Last October, asked about Sen. Hillary Clinton's health care plan, Sen. John McCain, R-Ariz., was blunt. McCain said Clinton's proposal was "eerily" similar to the ill-fated plan she devised in 1993. "I think they put some lipstick on a pig," he said, "but it's still a pig."A common expression, right? McCain surely wasn't calling Clinton a pig. After all, McCain's former press secretary, Torie Clarke, wrote a book called "Lipstick on a Pig: Winning in the No-Spin Era." Elizabeth Edwards told some health journalists that McCain's health care plan was like "painting lipstick on a pig."
Tonight Sen. Barack Obama, D-Ill., said of McCain painting himself as a change agent, "You know, you can put lipstick on a pig, but it's still a pig." ... "You can wrap an old fish in a piece of paper called 'change,'" Obama continued, "it's still gonna stink after eight years. We've had enough of the same old thing! It's time to bring about real change to Washington. And that's the choice you've got in this election."
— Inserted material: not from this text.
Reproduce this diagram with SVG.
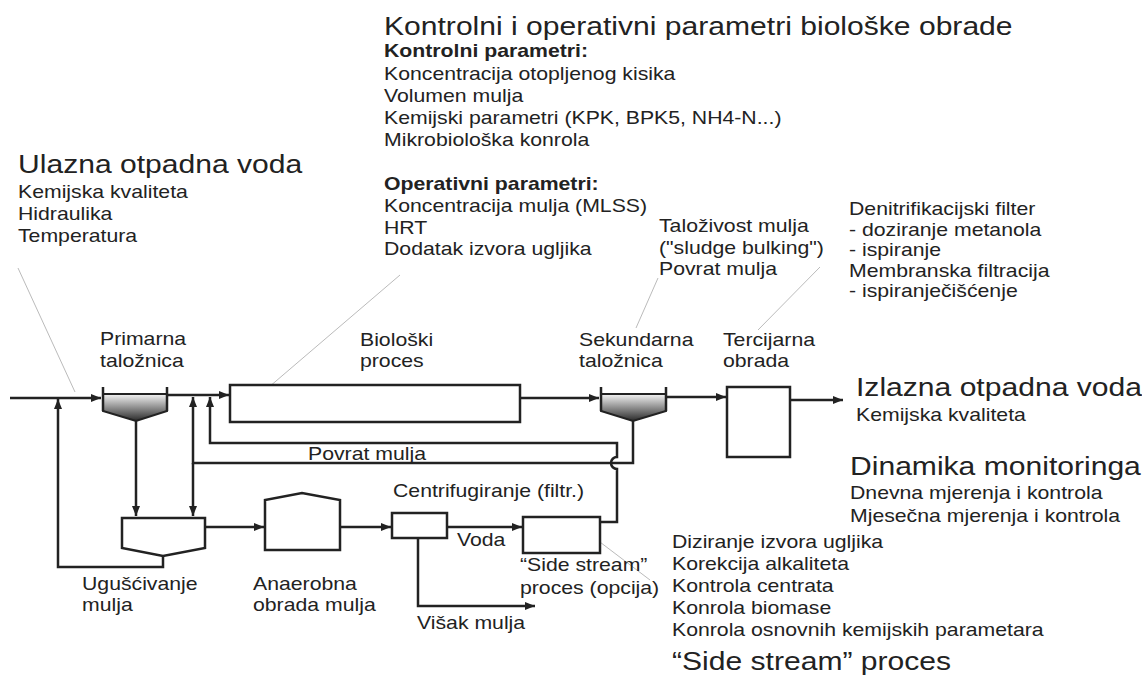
<svg xmlns="http://www.w3.org/2000/svg" width="1142" height="682" viewBox="0 0 1142 682">
<style>
.t{font-family:"Liberation Sans",Arial,sans-serif;fill:#222}
.h{font-size:25.5px}
.b{font-size:18px}
.bb{font-size:18px;font-weight:bold}
.ln{fill:none;stroke:#222;stroke-width:2.5}
.box{fill:#fff;stroke:#222;stroke-width:2.5}
.ld{fill:none;stroke:#bbb;stroke-width:1}
</style>
<defs>
<marker id="ar" viewBox="0 0 10 8" refX="10" refY="4" markerWidth="10" markerHeight="8" markerUnits="userSpaceOnUse" orient="auto">
<path d="M0,0 L10,4 L0,8 Z" fill="#222"/>
</marker>
<linearGradient id="gr" x1="0" y1="0" x2="0" y2="1">
<stop offset="0" stop-color="#f4f4f4"/>
<stop offset="1" stop-color="#2a2a2a"/>
</linearGradient>
</defs>
<rect width="1142" height="682" fill="#fff"/>

<g id="leaders">
<path class="ld" d="M18,268 L75,392"/>
<path class="ld" d="M262,393 L400,275"/>
<path class="ld" d="M658,278 L636,328"/>
<path class="ld" d="M820,267 L758,330"/>
<path class="ld" d="M592,536 L650,580"/>
</g>

<g id="connectors">
<path class="ln" d="M10,398 H101" marker-end="url(#ar)"/>
<path class="ln" d="M163,556 V567 H58 V399" marker-end="url(#ar)"/>
<path class="ln" d="M168,395 H229" marker-end="url(#ar)"/>
<path class="ln" d="M136,421 V516" marker-end="url(#ar)"/>
<path class="ln" d="M633,421 V463 H193 V397" marker-end="url(#ar)"/>
<path class="ln" d="M193,463 V516" marker-end="url(#ar)"/>
<path class="ln" d="M600,522 H617 V469 A6,6 0 0 1 617,457 V443 H210 V397" marker-end="url(#ar)"/>
<path class="ln" d="M205,527 H264" marker-end="url(#ar)"/>
<path class="ln" d="M340,527 H391" marker-end="url(#ar)"/>
<path class="ln" d="M447,527 H522" marker-end="url(#ar)"/>
<path class="ln" d="M418,538 V606 H535" marker-end="url(#ar)"/>
<path class="ln" d="M520,398 H599" marker-end="url(#ar)"/>
<path class="ln" d="M667,397 H726" marker-end="url(#ar)"/>
<path class="ln" d="M790,400 H843" marker-end="url(#ar)"/>
</g>

<g id="primary">
<path d="M103,394 H167 V411 L136,421 L103,411 Z" fill="url(#gr)" stroke="#222" stroke-width="2"/>
<path class="ln" d="M103,387 V411 M167,387 V411"/>
</g>
<g id="bio"><rect class="box" x="230" y="385" width="290" height="37"/></g>
<g id="secondary">
<path d="M601,394 H666 V411 L633,421 L601,411 Z" fill="url(#gr)" stroke="#222" stroke-width="2"/>
<path class="ln" d="M601,387 V411 M666,387 V411"/>
</g>
<g id="tertiary"><rect class="box" x="727" y="387" width="63" height="70"/></g>
<g id="thickener"><path class="box" d="M122,518 H205 V548 L163,556 L122,548 Z"/></g>
<g id="digester"><path class="box" d="M265,550 V500 L302,493 L340,500 V550 Z"/></g>
<g id="centrifuge"><rect class="box" x="392" y="513" width="55" height="25"/></g>
<g id="sidestream"><rect class="box" x="523" y="517" width="77" height="36"/></g>

<g id="labels">
<g transform="translate(100,0) scale(1.18,1)"><text class="t b" x="0" y="345">Primarna</text><text class="t b" x="0" y="367">taložnica</text></g>
<g transform="translate(360,0) scale(1.18,1)"><text class="t b" x="0" y="346">Biološki</text><text class="t b" x="0" y="367">proces</text></g>
<g transform="translate(579,0) scale(1.18,1)"><text class="t b" x="0" y="346">Sekundarna</text><text class="t b" x="0" y="367">taložnica</text></g>
<g transform="translate(723,0) scale(1.18,1)"><text class="t b" x="0" y="346">Tercijarna</text><text class="t b" x="0" y="367">obrada</text></g>
<g transform="translate(308,0) scale(1.18,1)"><text class="t b" x="0" y="460">Povrat mulja</text></g>
<g transform="translate(393,0) scale(1.18,1)"><text class="t b" x="0" y="497">Centrifugiranje (filtr.)</text></g>
<g transform="translate(457,0) scale(1.18,1)"><text class="t b" x="0" y="546">Voda</text></g>
<g transform="translate(520,0) scale(1.18,1)"><text class="t b" x="0" y="571">“Side stream”</text><text class="t b" x="0" y="594">proces (opcija)</text></g>
<g transform="translate(82,0) scale(1.18,1)"><text class="t b" x="0" y="590">Ugušćivanje</text><text class="t b" x="0" y="611">mulja</text></g>
<g transform="translate(253,0) scale(1.18,1)"><text class="t b" x="0" y="590">Anaerobna</text><text class="t b" x="0" y="611">obrada mulja</text></g>
<g transform="translate(417,0) scale(1.18,1)"><text class="t b" x="0" y="629">Višak mulja</text></g>
</g>

<g id="inflow-notes" transform="translate(18,0) scale(1.18,1)">
<text class="t h" x="0" y="173">Ulazna otpadna voda</text>
<text class="t b" x="0" y="198">Kemijska kvaliteta</text>
<text class="t b" x="0" y="220">Hidraulika</text>
<text class="t b" x="0" y="242">Temperatura</text>
</g>

<g id="bio-notes" transform="translate(384,0) scale(1.18,1)">
<text class="t h" x="0" y="35">Kontrolni i operativni parametri biološke obrade</text>
<text class="t bb" x="0" y="57">Kontrolni parametri:</text>
<text class="t b" x="0" y="80">Koncentracija otopljenog kisika</text>
<text class="t b" x="0" y="102">Volumen mulja</text>
<text class="t b" x="0" y="124">Kemijski parametri (KPK, BPK5, NH4-N...)</text>
<text class="t b" x="0" y="146">Mikrobiološka konrola</text>
<text class="t bb" x="0" y="190">Operativni parametri:</text>
<text class="t b" x="0" y="212">Koncentracija mulja (MLSS)</text>
<text class="t b" x="0" y="234">HRT</text>
<text class="t b" x="0" y="255">Dodatak izvora ugljika</text>
</g>

<g id="secondary-notes" transform="translate(659,0) scale(1.18,1)">
<text class="t b" x="0" y="232">Taloživost mulja</text>
<text class="t b" x="0" y="254">("sludge bulking")</text>
<text class="t b" x="0" y="275">Povrat mulja</text>
</g>

<g id="tertiary-notes" transform="translate(849,0) scale(1.18,1)">
<text class="t b" x="0" y="215">Denitrifikacijski filter</text>
<text class="t b" x="0" y="236">- doziranje metanola</text>
<text class="t b" x="0" y="256">- ispiranje</text>
<text class="t b" x="0" y="277">Membranska filtracija</text>
<text class="t b" x="0" y="297">- ispiranječišćenje</text>
</g>

<g id="outflow-notes" transform="translate(856,0) scale(1.18,1)">
<text class="t h" x="0" y="396">Izlazna otpadna voda</text>
<text class="t b" x="0" y="421">Kemijska kvaliteta</text>
</g>

<g id="monitoring-notes" transform="translate(850,0) scale(1.18,1)">
<text class="t h" x="0" y="475">Dinamika monitoringa</text>
<text class="t b" x="0" y="499">Dnevna mjerenja i kontrola</text>
<text class="t b" x="0" y="522">Mjesečna mjerenja i kontrola</text>
</g>

<g id="sidestream-notes" transform="translate(672,0) scale(1.18,1)">
<text class="t b" x="0" y="548">Diziranje izvora ugljika</text>
<text class="t b" x="0" y="570">Korekcija alkaliteta</text>
<text class="t b" x="0" y="592">Kontrola centrata</text>
<text class="t b" x="0" y="614">Konrola biomase</text>
<text class="t b" x="0" y="636">Konrola osnovnih kemijskih parametara</text>
<text class="t h" x="0" y="670">“Side stream” proces</text>
</g>
</svg>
The McCain campaign called Obama's comments "disgraceful" and demanded an apology. The campaign added that Obama, in addition to calling Palin a pig, might have also been calling John McCain a fish, which, of course, would also require an apology.
The media seems to find all of this fascinating, as if use of an old American expression, utilized by all kinds of political candidates from both parties for generations, might be some kind of sexist insult -- not when McCain used it to slam Hillary Clinton, but only when Obama used it to criticize the Republican campaign in general.